JAKARTA – Peneliti ekonomi dari Institute for Development of Economics and Finance (Indef) Abdul Manap Pulungan mengungkapkan bahwa kalangan orang kaya di Indonesia masih enggan untuk membelanjakan uangnya pada awal tahun ini.

Dia mencatat jika pertumbuhan simpanan dengan nominal di atas Rp5 miliar tumbuh 13,3 persen secara tahunan (year on year/yoy) pada Maret 2022. Laju peningkatan tersebut jauh lebih rendah dibandingkan dengan simpanan di bawah Rp100 juta yang hanya naik 4,7 persen di periode yang sama.

“Ini artinya orang-orang kaya belum berbelanja. Mungkin mereka berbelanja di luar negeri tidak di dalam negeri,” ujarnya saat memberikan pemaparan kepada awak media secara daring pada Rabu, 11 Mei.

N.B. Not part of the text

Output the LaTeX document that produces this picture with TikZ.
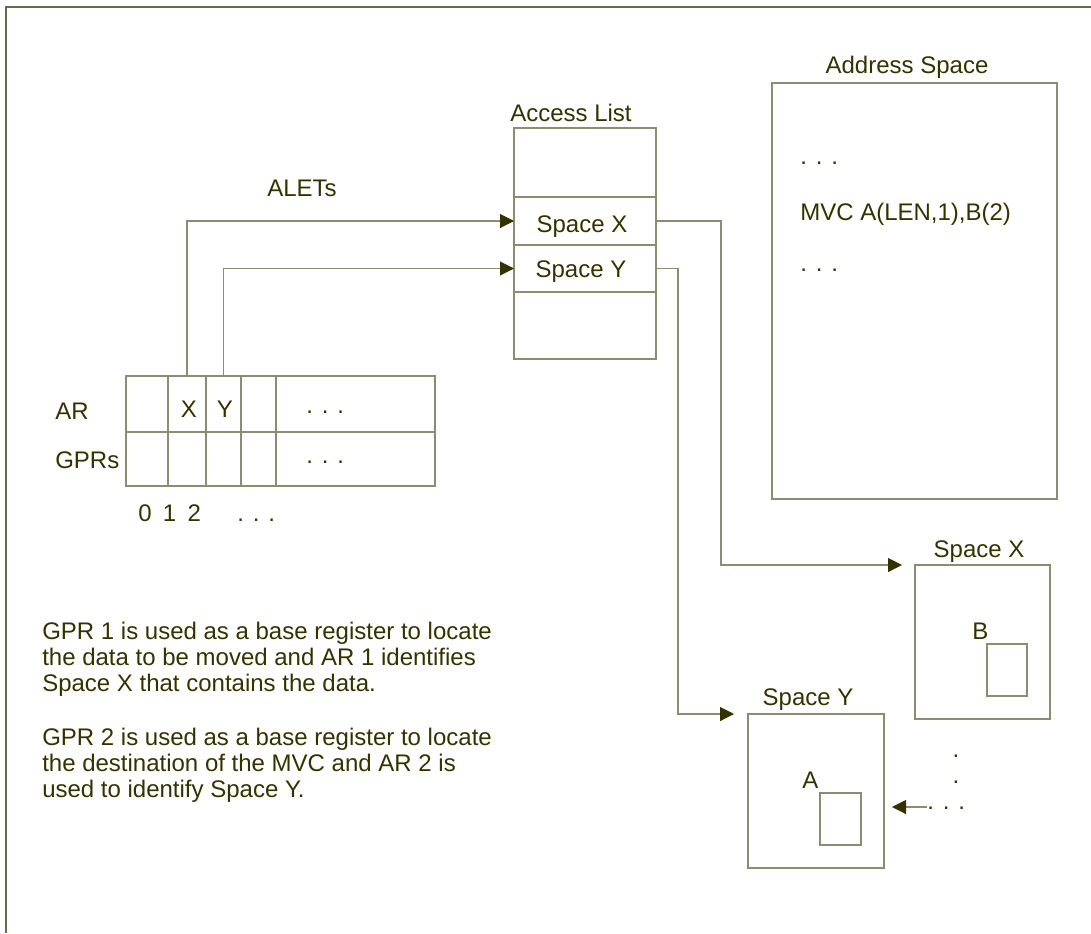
\documentclass[tikz,border=0pt]{standalone}
\usepackage{fontspec}
\setmainfont{Liberation Sans}
\usepackage{tikz}
\usetikzlibrary{positioning,arrows.meta,calc}
\usepackage{xcolor}
\definecolor{linegray}{RGB}{140,140,112}
\definecolor{frameolive}{RGB}{105,105,75}
\definecolor{inkolive}{RGB}{51,51,0}

\begin{document}
\begin{tikzpicture}[x=0.75pt, y=-0.75pt,
    >={Triangle[length=10.5pt, width=10.5pt, color=inkolive, fill=inkolive]},
    every node/.style={text=inkolive, inner sep=0pt, font=\fontsize{18}{19.5}\selectfont},
    box/.style={draw=linegray, line width=0.8pt, outer sep=0pt},
    link/.style={draw=linegray, line width=0.8pt, ->}]
    \useasboundingbox (0,0) rectangle (1091,933);
    % --- Frame (top and left edges only) ---
    \draw[frameolive, line width=1pt] (6,933) -- (6,7) -- (1091,7);

    % --- Access list ---
    \node[box, minimum width=106.5pt, minimum height=51.75pt] (al0) at (585,162.5) {};
    \node[box, minimum width=106.5pt, minimum height=36pt, below=0pt of al0] (alx) {};
    \node[box, minimum width=106.5pt, minimum height=35.25pt, below=0pt of alx] (aly) {};
    \node[box, minimum width=106.5pt, minimum height=50.25pt, below=0pt of aly] (al3) {};
    \node[anchor=base] (altitle) at (571,121) {Access List};
    \node[anchor=base] (alxtext) at (582,232) {Space X};
    \node[anchor=base] (alytext) at (581,277) {Space Y};

    % --- AR / GPR register table ---
    \foreach \c/\xl/\xr in {0/126/168, 1/168/206, 2/206/241, 3/241/276, 4/276/435} {
        \node[box, anchor=north west, minimum width={(\xr-\xl)*0.75pt}, minimum height=42pt] (ar\c) at (\xl,376) {};
        \node[box, anchor=north west, minimum width={(\xr-\xl)*0.75pt}, minimum height=40.5pt] (gpr\c) at (\xl,432) {};
    }
    \node[anchor=base] (arx) at (189,417) {X};
    \node[anchor=base] (ary) at (225,417) {Y};
    \node[anchor=base west] (ardots) at (306,413) {. . .};
    \node[anchor=base west] (gprdots) at (306,463) {. . .};
    \node[anchor=base west] (arlabel) at (55,419) {AR};
    \node[anchor=base west] (gprlabel) at (55,468) {GPRs};
    \node[anchor=base west] (regnums) at (138,521) {0\hspace{8.5pt}1\hspace{8.5pt}2};
    \node[anchor=base west] (regdots) at (237,521) {. . .};

    % ALETs into the access list
    \node[anchor=base] (alets) at (302,196) {ALETs};
    \draw[link] (ar1.north) |- (alx.west);
    \draw[link] (ar2.north) |- (aly.west);

    % --- Address space ---
    \node[box, minimum width=213.75pt, minimum height=312pt] (aspace) at (914.5,291) {};
    \node[anchor=base] (astitle) at (907,73) {Address Space};
    \node[anchor=base west] (asdots1) at (800,164) {. . .};
    \node[anchor=base west] (mvc) at (800,220) {MVC A(LEN,1),B(2)};
    \node[anchor=base west] (asdots2) at (800,271) {. . .};

    % --- Space X ---
    \node[box, minimum width=101.25pt, minimum height=115.5pt] (spx) at (982.5,642) {};
    \node[anchor=base] (spxtitle) at (979,557) {Space X};
    \node[box, minimum width=30pt, minimum height=39pt] (datab) at (1007,670) {};
    \node[anchor=base west] (blabel) at (972,639) {B};

    % --- Space Y ---
    \node[box, minimum width=102pt, minimum height=115.5pt] (spy) at (816,791) {};
    \node[anchor=base] (spytitle) at (808,705) {Space Y};
    \node[box, minimum width=30.75pt, minimum height=39pt] (dataa) at (840.5,819) {};
    \node[anchor=base west] (alabel) at (802,788) {A};

    % Access list entries to the spaces
    \draw[link] (alx.east) -- ++(65,0) |- ([xshift=-9.75pt]spx.north west);
    \draw[link] (aly.east) -- ++(22,0) |- ([xshift=-10.5pt]spy.north west);

    % more spaces
    \coordinate (more) at (927,807);
    \draw[link] (more) -- ($(spy.east |- more)+(8,0)$);
    \node[anchor=base west] (moredots) at (927,809) {. . .};
    \node[anchor=base] (vdot1) at (956,757) {.};
    \node[anchor=base] (vdot2) at (956,783) {.};

    % --- Explanation ---
    \node[anchor=north west, align=left] (note1) at (42,622)
        {GPR 1 is used as a base register to locate\\the data to be moved and AR 1 identifies\\Space X that contains the data.};
    \node[anchor=north west, align=left] (note2) at (42,728)
        {GPR 2 is used as a base register to locate\\the destination of the MVC and AR 2 is\\used to identify Space Y.};
\end{tikzpicture}
\end{document}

Asumsi tersebut diperkuat oleh penjelasan Abdul yang menyebutkan dana pihak ketiga (DPK) di perbankan tumbuh double digit sebesar 11,1 persen yoy di Maret 2022. Angka ini sangat kontras dengan gerak intermediasi bank yang hanya membukukan growth sebesar 6,0 persen yoy.

“Kita lihat lagi, alokasi dana bank ke kredit turun menjadi 57,5 persen di Februari 2022 atau lebih kecil dari Februari 2020 yang sebelum pandemi sebanyak 66,6 persen,” tegas dia.

Guna mengakali penumpukan dana yang terjadi, pelaku usaha perbankan kemudian menginvestasikan uang simpanan ini ke dalam instrumen surat berharga agar memperoleh margin. Imbal hasil tersebut lantas digunakan untuk membayar beban bunga kepada nasabah atas simpanan mereka di bank.

“Alokasi dana bank ke surat berharga naik dari 12,83 persen menjadi 18,14 persen,” tutup Abdul.